This last passage is thus translated by Mr. Brewer and endorsed by the new editor, Mr. Lewis T. Dibdin, a barrister: “For those who are living in common (i.e. the monks) I need give no advice about dividing tithes or offerings among them.”[16] It is not only misleading, but bad scholarship to translate “portiones” by “tithes.” Decimæ is always the word used in Latin for tithes.
The quadripartite division of Church funds mentioned here by the Pope existed in Italy and France. In Spain and other countries the tripartite division was the custom.
Pope Sylvester, early in the fourth century, decreed, it is said, but with which I do not agree, that the revenues of the Church should be divided into four parts. One part should be assigned to the bishop for his maintenance; another part to the priests and deacons and the clergy in general; the third part to the reparation of the churches; and the fourth part to the poor, and to the sick and strangers.[17] Pope Simplicius, in the fifth century, mentions the fourfold division of the Church funds in his third epistle. Pope Gelasius (A.D. 501), in his ninth epistle, renews the regulation of Simplicius, and orders the bishops to divide their diocesan revenues into four portions and distribute them as above indicated. This was before the establishment of tithes.
Augustine, being a monk, could have no separate share of his own, and the probability is that all the offerings were divided into three but not necessarily equal parts. One part was for the maintenance and clothing of the bishop and his clergy; a portion was given to the poor and strangers, and a portion went towards the repairs of the church and erecting oratories and schools.
Blackstone states that “At the first establishment of parochial clergy, the tithes of the parish were distributed in a fourfold division: one for the use of the bishop; another for maintaining the fabric of the church; a third for the poor, and the fourth to provide for the incumbent. When the sees of the bishops became otherwise amply endowed, they were prohibited from demanding their usual share of these tithes, and the division was into three parts only.”[18]
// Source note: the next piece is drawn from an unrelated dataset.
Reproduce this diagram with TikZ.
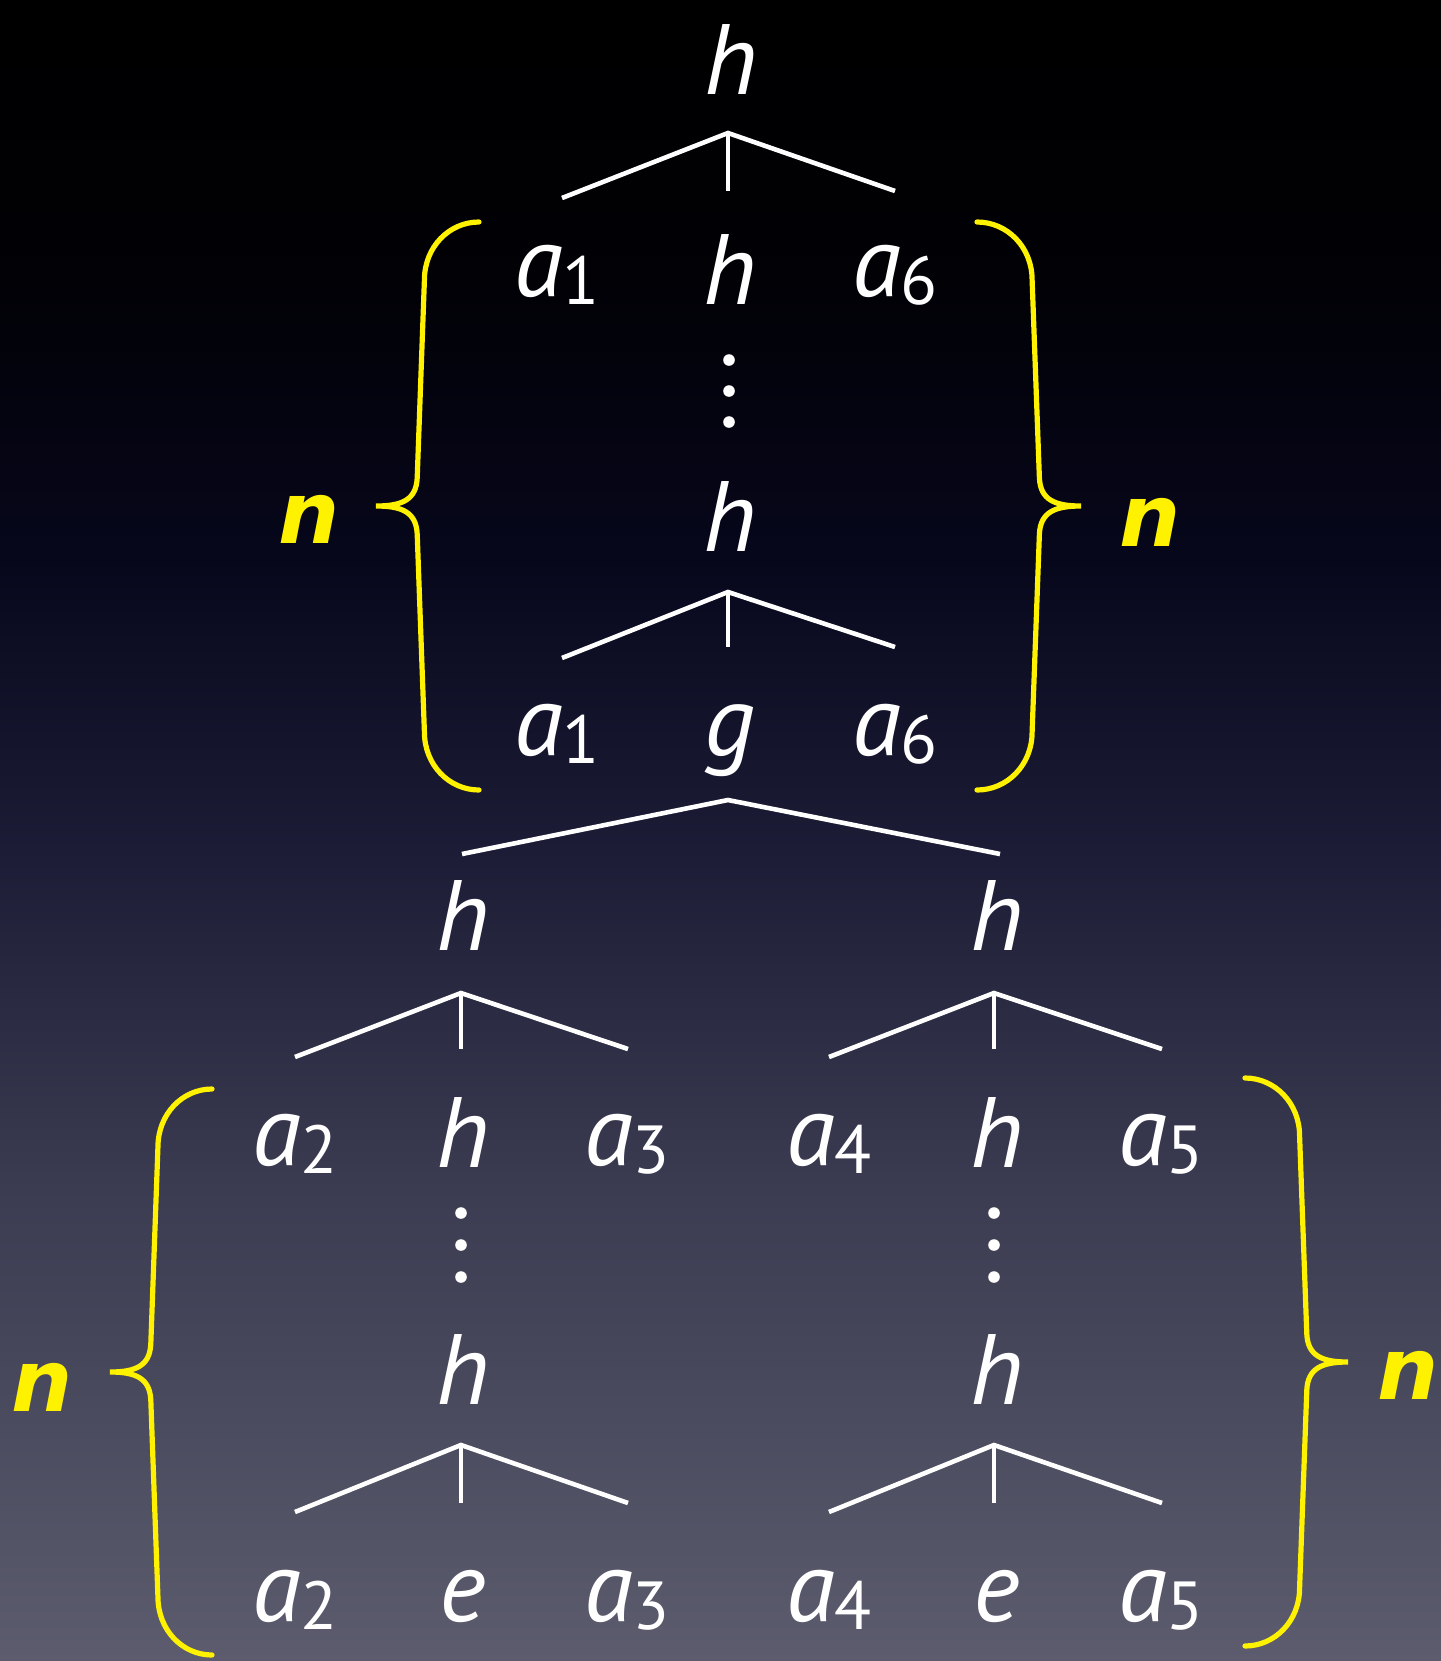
\documentclass[tikz,border=0pt]{standalone}
\usepackage{fontspec}
\newfontfamily\ptfont{PT Sans}
\newfontfamily\djfont{DejaVu Sans}
\definecolor{bga}{HTML}{000000}
\definecolor{bgb}{HTML}{010106}
\definecolor{bgc}{HTML}{07071C}
\definecolor{bgd}{HTML}{1C1C36}
\definecolor{bge}{HTML}{3C3C52}
\definecolor{bgf}{HTML}{5C5C6E}
\pgfdeclareverticalshading{bgshade}{100bp}{color(0bp)=(bgf); color(25bp)=(bgf); color(38.88bp)=(bge); color(49.41bp)=(bgd); color(58.14bp)=(bgc); color(66.57bp)=(bgb); color(75bp)=(bga); color(100bp)=(bga)}
\newcommand{\treefont}{\ptfont\itshape\fontsize{50}{60}\selectfont}
\newcommand{\nfont}{\djfont\bfseries\itshape\fontsize{43}{52}\selectfont}
\newcommand{\sbd}[1]{\raisebox{-0.08em}{\upshape\fontsize{34}{40}\selectfont #1}}
\newcommand{\ybrace}[4]{%
 \draw[bracestyle] (#1,#2)
 .. controls ({#1-0.29*(#1-#4)},#2) and ({#1-0.53*(#1-#4)},{#2+25}) .. ({#1-0.53*(#1-#4)},{#2+58})
 -- ({#1-0.6*(#1-#4)},{(#2+#3)/2-28})
 .. controls ({#1-0.61*(#1-#4)},{(#2+#3)/2-6}) and ({#1-0.75*(#1-#4)},{(#2+#3)/2}) .. (#4,{(#2+#3)/2})
 .. controls ({#1-0.75*(#1-#4)},{(#2+#3)/2}) and ({#1-0.61*(#1-#4)},{(#2+#3)/2+6}) .. ({#1-0.6*(#1-#4)},{(#2+#3)/2+28})
 -- ({#1-0.53*(#1-#4)},{#3-58})
 .. controls ({#1-0.53*(#1-#4)},{#3-25}) and ({#1-0.29*(#1-#4)},#3) .. (#1,#3);}
\tikzset{
 lab/.style={text=white, font=\treefont, anchor=base, inner sep=0pt},
 nlab/.style={text=yellow, font=\nfont, anchor=base, inner sep=0pt},
 edge/.style={draw=white, line width=2.3pt},
 bracestyle/.style={draw=yellow, line width=2.6pt, line cap=round},
 dotn/.style={circle, fill=white, inner sep=0pt, minimum size=5.8pt}
}
\begin{document}
\begin{tikzpicture}[x=0.5pt,y=-0.5pt]
\useasboundingbox (0,0) rectangle (1441,1661);
\shade[shading=bgshade] (0,0) rectangle (1441,1661);

% upper part
\node[lab] (r0h) at (731,94) {h};
\coordinate (aA) at (728,133);
\coordinate (aL) at (562,198);
\coordinate (aM) at (728,191);
\coordinate (aR) at (895,191);
\draw[edge] (aL) -- (aA) -- (aR);
\draw[edge] (aA) -- (aM);
\node[lab] (r1a) at (557,296) {a\sbd{1}};
\node[lab] (r1h) at (730,304) {h};
\node[lab] (r1b) at (895,296) {a\sbd{6}};
\node[dotn] (u1) at (729,360) {};
\node[dotn] (u2) at (729,391) {};
\node[dotn] (u3) at (729,422) {};
\node[lab] (r2h) at (730,551) {h};
\coordinate (bA) at (728,592);
\coordinate (bL) at (562,658);
\coordinate (bM) at (728,647);
\coordinate (bR) at (895,647);
\draw[edge] (bL) -- (bA) -- (bR);
\draw[edge] (bA) -- (bM);
\node[lab] (r3a) at (557,755) {a\sbd{1}};
\node[lab] (r3g) at (730,755) {g};
\node[lab] (r3b) at (895,755) {a\sbd{6}};
\coordinate (cA) at (728,800);
\coordinate (cL) at (462,854);
\coordinate (cR) at (1000,854);
\draw[edge] (cL) -- (cA) -- (cR);

% lower part
\node[lab] (r4l) at (463,950) {h};
\node[lab] (r4r) at (997,950) {h};
\coordinate (dA) at (461,993);
\coordinate (dL) at (295,1057);
\coordinate (dM) at (461,1049);
\coordinate (dR) at (628,1049);
\draw[edge] (dL) -- (dA) -- (dR);
\draw[edge] (dA) -- (dM);
\coordinate (eA) at (994,993);
\coordinate (eL) at (829,1057);
\coordinate (eM) at (994,1049);
\coordinate (eR) at (1162,1049);
\draw[edge] (eL) -- (eA) -- (eR);
\draw[edge] (eA) -- (eM);
\node[lab] (r5a) at (295,1165) {a\sbd{2}};
\node[lab] (r5h) at (463,1167) {h};
\node[lab] (r5b) at (627,1165) {a\sbd{3}};
\node[lab] (r5c) at (829,1165) {a\sbd{4}};
\node[lab] (r5k) at (997,1167) {h};
\node[lab] (r5d) at (1161,1165) {a\sbd{5}};
\node[dotn] (v1) at (461,1213) {};
\node[dotn] (v2) at (461,1245) {};
\node[dotn] (v3) at (461,1277) {};
\node[dotn] (w1) at (994,1213) {};
\node[dotn] (w2) at (994,1245) {};
\node[dotn] (w3) at (994,1277) {};
\node[lab] (r6l) at (463,1404) {h};
\node[lab] (r6r) at (997,1404) {h};
\coordinate (fA) at (461,1445);
\coordinate (fL) at (295,1512);
\coordinate (fM) at (461,1503);
\coordinate (fR) at (628,1503);
\draw[edge] (fL) -- (fA) -- (fR);
\draw[edge] (fA) -- (fM);
\coordinate (gA) at (994,1445);
\coordinate (gL) at (829,1512);
\coordinate (gM) at (994,1503);
\coordinate (gR) at (1162,1503);
\draw[edge] (gL) -- (gA) -- (gR);
\draw[edge] (gA) -- (gM);
\node[lab] (r7a) at (295,1621) {a\sbd{2}};
\node[lab] (r7e) at (463,1621) {e};
\node[lab] (r7b) at (627,1621) {a\sbd{3}};
\node[lab] (r7c) at (829,1621) {a\sbd{4}};
\node[lab] (r7f) at (997,1621) {e};
\node[lab] (r7d) at (1161,1621) {a\sbd{5}};

% braces
\ybrace{479}{222}{790}{376}
\ybrace{977}{222}{790}{1081}
\ybrace{212}{1089}{1655}{110}
\ybrace{1245}{1078}{1646}{1348}
\node[nlab] (n1) at (309,543) {n};
\node[nlab] (n2) at (1150,546) {n};
\node[nlab] (n3) at (42,1411) {n};
\node[nlab] (n4) at (1408,1399) {n};
\end{tikzpicture}
\end{document}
Wharton, in his “Defence of Pluralities,” refers to the fourfold and then to the tripartite divisions in England.[19]
The rules and vows of the monks prevented them from being scattered over the diocese. They lived together in common and within their monastery. Their chief functions were to instruct the converts, who, when duly prepared, were sent forth by the bishop as ordained itinerant ministers to convert their countrymen in the distant parts of the diocese where there were no churches but crosses erected at convenient spots, and around these crosses the people assembled to hear the word of God, to have their children baptized, and to partake of the Sacrament of the Lord’s Supper. Collections were always made on such occasions, which the preachers brought and deposited at the bishop’s house for the common fund. When the itinerant preachers saw people eager and zealous in their religious duties, they reported the same to the bishop, who caused to be built for them out of the common fund some wooden chapels, which served as chapels of ease to the mother-church. In some cases the bishop had a wooden house constructed close to the chapel, where a priest could permanently reside.
It is very improbable that Augustine preached or solicited the payment of tithes. It is stated in the alleged laws of Edward the Confessor, that “Augustine preached the payment of tithes, which were granted by the king (Ethelbert), and confirmed by the barons and people, but afterwards, by the instigation of the devil, many detained them; and those priests who were rich were not very careful in getting them,” etc.[20]
These so-called laws are pure fabrications. Thorpe takes his text from a Harleian manuscript written about the beginning of the 14th century. Internal evidence condemns their genuineness, for in law xi. there is a reference to the Church having been exempted from paying Danegeld, and adds, “This liberty had been preserved by Holy Church even to the time of William the Younger, called Rufus, who sought aid from the barons of England in order to keep Normandy from his brother Robert when he went to Jerusalem; and they granted him four shillings from every ploughland, not excepting Holy Church,” etc.[21]
The Rev. Morris Fuller, rector of Ryburgh, states, without the slightest authority, “May it not have a reference to the time of Ethelbert, who began to reign in Kent A.D. 566, when tithes were by law paid to the clergy, and the time of Ina, King of Wessex, who began to reign A.D. 688, when there was a law by which they were then paid.”[22] There is not one word about tithes in the laws of Ethelbert and Ina. John Pulman, a barrister, ventilated exactly the same opinions in 1864 in his “Anti-State Church Association Unmasked.” Fuller copied the erroneous views of Pulman.